─── Stored data ───

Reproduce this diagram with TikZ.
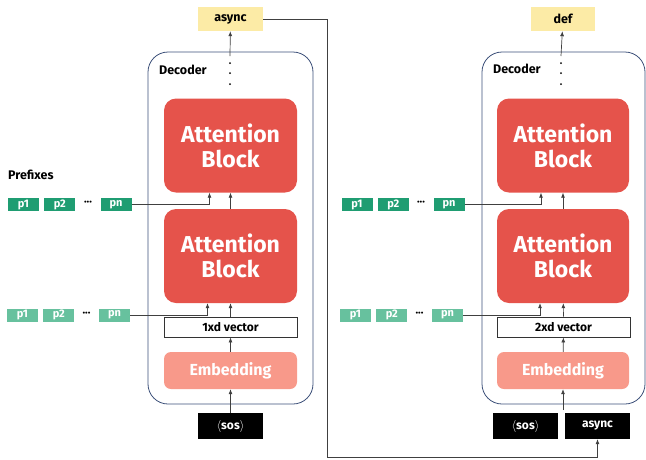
\documentclass[tikz,border=0pt]{standalone}
\usepackage{fontspec}
\setmainfont{Fira Sans}
\usetikzlibrary{arrows.meta,positioning,calc}
\definecolor{attred}{HTML}{E5534B}
\definecolor{embpink}{HTML}{F8998A}
\definecolor{outyellow}{HTML}{FCEBA6}
\definecolor{pfxdark}{HTML}{1F9D72}
\definecolor{pfxlight}{HTML}{67C19E}
\definecolor{decblue}{HTML}{3C5079}
\tikzset{
  attblock/.style  = {fill=attred, rounded corners=12pt, minimum width=133pt,
                      minimum height=94pt, text=white, align=center,
                      font=\fontsize{23}{25}\selectfont\bfseries},
  embblock/.style  = {fill=embpink, rounded corners=7pt, minimum width=133pt,
                      minimum height=37pt, text=white,
                      font=\fontsize{16}{18}\selectfont\bfseries},
  vecbox/.style    = {draw=black!80, line width=0.9pt, fill=white, minimum width=133pt,
                      minimum height=20pt, inner sep=0pt, font=\fontsize{12}{13}\selectfont\bfseries},
  tokbox/.style    = {fill=black, text=white, minimum width=65pt, minimum height=26pt,
                      inner sep=0pt, font=\fontsize{12}{13}\selectfont\bfseries},
  outbox/.style    = {fill=outyellow, minimum width=65pt, minimum height=24pt,
                      inner sep=0pt, font=\fontsize{12.5}{13}\selectfont\bfseries},
  pfx/.style       = {fill=pfxdark, text=white, minimum width=31pt, minimum height=13pt,
                      inner sep=0pt, font=\fontsize{11}{11}\selectfont\bfseries},
  pfxsoft/.style   = {pfx, fill=pfxlight},
  pdots/.style     = {inner sep=0pt, font=\fontsize{11}{11}\selectfont\bfseries},
  decbox/.style    = {draw=decblue, line width=0.8pt, rounded corners=20pt,
                      minimum height=352pt},
  tag/.style       = {font=\fontsize{12.5}{13}\selectfont\bfseries, inner sep=0pt},
  vdot/.style      = {fill, circle, inner sep=0pt, minimum size=2pt},
  sig/.style       = {-{Latex[length=5pt,width=4pt]}, line width=0.7pt, draw=black!75},
}

\begin{document}
\begin{tikzpicture}[x=1pt, y=-1pt]
\useasboundingbox (0,0) rectangle (646,459);
% ---- first step ----
\node[decbox, minimum width=165pt] (dec1) at (230.5,228) {};
\node[tag, anchor=west] (dname1) at (159,70) {Decoder};
\node[attblock] (att1a) at (230.5,145.5) {Attention\\Block};
\node[attblock] (att1b) at (230.5,256) {Attention\\Block};
\node[vecbox] (vec1) at (230.5,327) {1xd vector};
\node[embblock] (emb1) at (230.5,370.5) {Embedding};
\node[tokbox] (sos1) at (230.5,426) {$\langle$sos$\rangle$};
\node[outbox] (out1) at (230.5,19) {async};
\node[vdot] (d1a) at (230,63) {};
\node[vdot] (d1b) at (230,73) {};
\node[vdot] (d1c) at (230,84) {};
\coordinate (top1) at (230,56);
\draw[sig] (sos1) -- (emb1);
\draw[sig] (emb1) -- (vec1);
\draw[sig] (vec1) -- (att1b);
\draw[sig] (att1b) -- (att1a);
\draw[sig] (top1) -- (out1);
% prefixes
\node[tag, anchor=west] (pfxname) at (8,175) {Prefixes};
\node[pfx] (p11) at (23.5,204.5) {p1};
\node[pfx, right=5pt of p11] (p12) {p2};
\node[pdots] (dt11) at (88,203.5) {···};
\node[pfx] (pn11) at (116,204.5) {pn};
\node[pfxsoft] (p21) at (22.5,315) {p1};
\node[pfxsoft, right=5pt of p21] (p22) {p2};
\node[pdots] (dt21) at (86.5,314) {···};
\node[pfxsoft] (pn21) at (114.5,315) {pn};
\draw[sig] (pn11.east) -| ($(att1a.south)+(-21,0)$);
\draw[sig] (pn21.east) -| ($(att1b.south)+(-23,0)$);

% ---- second step ----
\node[decbox, minimum width=163pt] (dec2) at (563.5,228) {};
\node[tag, anchor=west] (dname2) at (493,69) {Decoder};
\node[attblock, minimum width=132pt] (att2a) at (563,145.5) {Attention\\Block};
\node[attblock, minimum width=132pt] (att2b) at (563,256) {Attention\\Block};
\node[vecbox] (vec2) at (563.5,327) {2xd vector};
\node[embblock, minimum width=132pt] (emb2) at (563,370.5) {Embedding};
\node[tokbox] (sos2) at (525.5,426) {$\langle$sos$\rangle$};
\node[tokbox] (in2) at (597.5,426) {async};
\node[outbox, minimum width=64pt] (out2) at (563,19) {def};
\node[vdot] (d2a) at (561,63) {};
\node[vdot] (d2b) at (561,73) {};
\node[vdot] (d2c) at (561,84) {};
\coordinate (top2) at (561,56);
\coordinate (bot2) at (563,410);
\draw[sig] (bot2) -- (emb2);
\draw[sig] (emb2) -- (vec2);
\draw[sig] (vec2) -- (att2b);
\draw[sig] (att2b) -- (att2a);
\draw[sig] (top2) -- (out2);
\node[pfx] (p31) at (357,204.5) {p1};
\node[pfx, right=5pt of p31] (p32) {p2};
\node[pdots] (dt31) at (421,203.5) {···};
\node[pfx] (pn31) at (449,204.5) {pn};
\node[pfxsoft] (p41) at (355.5,315) {p1};
\node[pfxsoft, right=5pt of p41] (p42) {p2};
\node[pdots] (dt41) at (419.5,314) {···};
\node[pfxsoft] (pn41) at (447.5,315) {pn};
\draw[sig] (pn31.east) -| ($(att2a.south)+(-22,0)$);
\draw[sig] (pn41.east) -| ($(att2b.south)+(-23,0)$);

% feed the output back as the next input
\coordinate (loopturn) at (327,457);
\draw[sig] (out1.east) -| (loopturn) -| (in2.south);
\end{tikzpicture}
\end{document}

───

Return the material exactly as given, apart from the pictures.

▶ _Response to this exercise_:
Reproduce this diagram with TikZ.
\documentclass[tikz,border=0pt]{standalone}
\usepackage{fontspec}
\setmainfont{Fira Sans}
\usetikzlibrary{arrows.meta,positioning,calc}
\definecolor{attred}{HTML}{E5534B}
\definecolor{embpink}{HTML}{F8998A}
\definecolor{outyellow}{HTML}{FCEBA6}
\definecolor{pfxdark}{HTML}{1F9D72}
\definecolor{pfxlight}{HTML}{67C19E}
\definecolor{decblue}{HTML}{3C5079}
\tikzset{
  attblock/.style  = {fill=attred, rounded corners=12pt, minimum width=133pt,
                      minimum height=94pt, text=white, align=center,
                      font=\fontsize{23}{25}\selectfont\bfseries},
  embblock/.style  = {fill=embpink, rounded corners=7pt, minimum width=133pt,
                      minimum height=37pt, text=white,
                      font=\fontsize{16}{18}\selectfont\bfseries},
  vecbox/.style    = {draw=black!80, line width=0.9pt, fill=white, minimum width=133pt,
                      minimum height=20pt, inner sep=0pt, font=\fontsize{12}{13}\selectfont\bfseries},
  tokbox/.style    = {fill=black, text=white, minimum width=65pt, minimum height=26pt,
                      inner sep=0pt, font=\fontsize{12}{13}\selectfont\bfseries},
  outbox/.style    = {fill=outyellow, minimum width=65pt, minimum height=24pt,
                      inner sep=0pt, font=\fontsize{12.5}{13}\selectfont\bfseries},
  pfx/.style       = {fill=pfxdark, text=white, minimum width=31pt, minimum height=13pt,
                      inner sep=0pt, font=\fontsize{11}{11}\selectfont\bfseries},
  pfxsoft/.style   = {pfx, fill=pfxlight},
  pdots/.style     = {inner sep=0pt, font=\fontsize{11}{11}\selectfont\bfseries},
  decbox/.style    = {draw=decblue, line width=0.8pt, rounded corners=20pt,
                      minimum height=352pt},
  tag/.style       = {font=\fontsize{12.5}{13}\selectfont\bfseries, inner sep=0pt},
  vdot/.style      = {fill, circle, inner sep=0pt, minimum size=2pt},
  sig/.style       = {-{Latex[length=5pt,width=4pt]}, line width=0.7pt, draw=black!75},
}

\begin{document}
\begin{tikzpicture}[x=1pt, y=-1pt]
\useasboundingbox (0,0) rectangle (646,459);
% ---- first step ----
\node[decbox, minimum width=165pt] (dec1) at (230.5,228) {};
\node[tag, anchor=west] (dname1) at (159,70) {Decoder};
\node[attblock] (att1a) at (230.5,145.5) {Attention\\Block};
\node[attblock] (att1b) at (230.5,256) {Attention\\Block};
\node[vecbox] (vec1) at (230.5,327) {1xd vector};
\node[embblock] (emb1) at (230.5,370.5) {Embedding};
\node[tokbox] (sos1) at (230.5,426) {$\langle$sos$\rangle$};
\node[outbox] (out1) at (230.5,19) {async};
\node[vdot] (d1a) at (230,63) {};
\node[vdot] (d1b) at (230,73) {};
\node[vdot] (d1c) at (230,84) {};
\coordinate (top1) at (230,56);
\draw[sig] (sos1) -- (emb1);
\draw[sig] (emb1) -- (vec1);
\draw[sig] (vec1) -- (att1b);
\draw[sig] (att1b) -- (att1a);
\draw[sig] (top1) -- (out1);
% prefixes
\node[tag, anchor=west] (pfxname) at (8,175) {Prefixes};
\node[pfx] (p11) at (23.5,204.5) {p1};
\node[pfx, right=5pt of p11] (p12) {p2};
\node[pdots] (dt11) at (88,203.5) {···};
\node[pfx] (pn11) at (116,204.5) {pn};
\node[pfxsoft] (p21) at (22.5,315) {p1};
\node[pfxsoft, right=5pt of p21] (p22) {p2};
\node[pdots] (dt21) at (86.5,314) {···};
\node[pfxsoft] (pn21) at (114.5,315) {pn};
\draw[sig] (pn11.east) -| ($(att1a.south)+(-21,0)$);
\draw[sig] (pn21.east) -| ($(att1b.south)+(-23,0)$);

% ---- second step ----
\node[decbox, minimum width=163pt] (dec2) at (563.5,228) {};
\node[tag, anchor=west] (dname2) at (493,69) {Decoder};
\node[attblock, minimum width=132pt] (att2a) at (563,145.5) {Attention\\Block};
\node[attblock, minimum width=132pt] (att2b) at (563,256) {Attention\\Block};
\node[vecbox] (vec2) at (563.5,327) {2xd vector};
\node[embblock, minimum width=132pt] (emb2) at (563,370.5) {Embedding};
\node[tokbox] (sos2) at (525.5,426) {$\langle$sos$\rangle$};
\node[tokbox] (in2) at (597.5,426) {async};
\node[outbox, minimum width=64pt] (out2) at (563,19) {def};
\node[vdot] (d2a) at (561,63) {};
\node[vdot] (d2b) at (561,73) {};
\node[vdot] (d2c) at (561,84) {};
\coordinate (top2) at (561,56);
\coordinate (bot2) at (563,410);
\draw[sig] (bot2) -- (emb2);
\draw[sig] (emb2) -- (vec2);
\draw[sig] (vec2) -- (att2b);
\draw[sig] (att2b) -- (att2a);
\draw[sig] (top2) -- (out2);
\node[pfx] (p31) at (357,204.5) {p1};
\node[pfx, right=5pt of p31] (p32) {p2};
\node[pdots] (dt31) at (421,203.5) {···};
\node[pfx] (pn31) at (449,204.5) {pn};
\node[pfxsoft] (p41) at (355.5,315) {p1};
\node[pfxsoft, right=5pt of p41] (p42) {p2};
\node[pdots] (dt41) at (419.5,314) {···};
\node[pfxsoft] (pn41) at (447.5,315) {pn};
\draw[sig] (pn31.east) -| ($(att2a.south)+(-22,0)$);
\draw[sig] (pn41.east) -| ($(att2b.south)+(-23,0)$);

% feed the output back as the next input
\coordinate (loopturn) at (327,457);
\draw[sig] (out1.east) -| (loopturn) -| (in2.south);
\end{tikzpicture}
\end{document}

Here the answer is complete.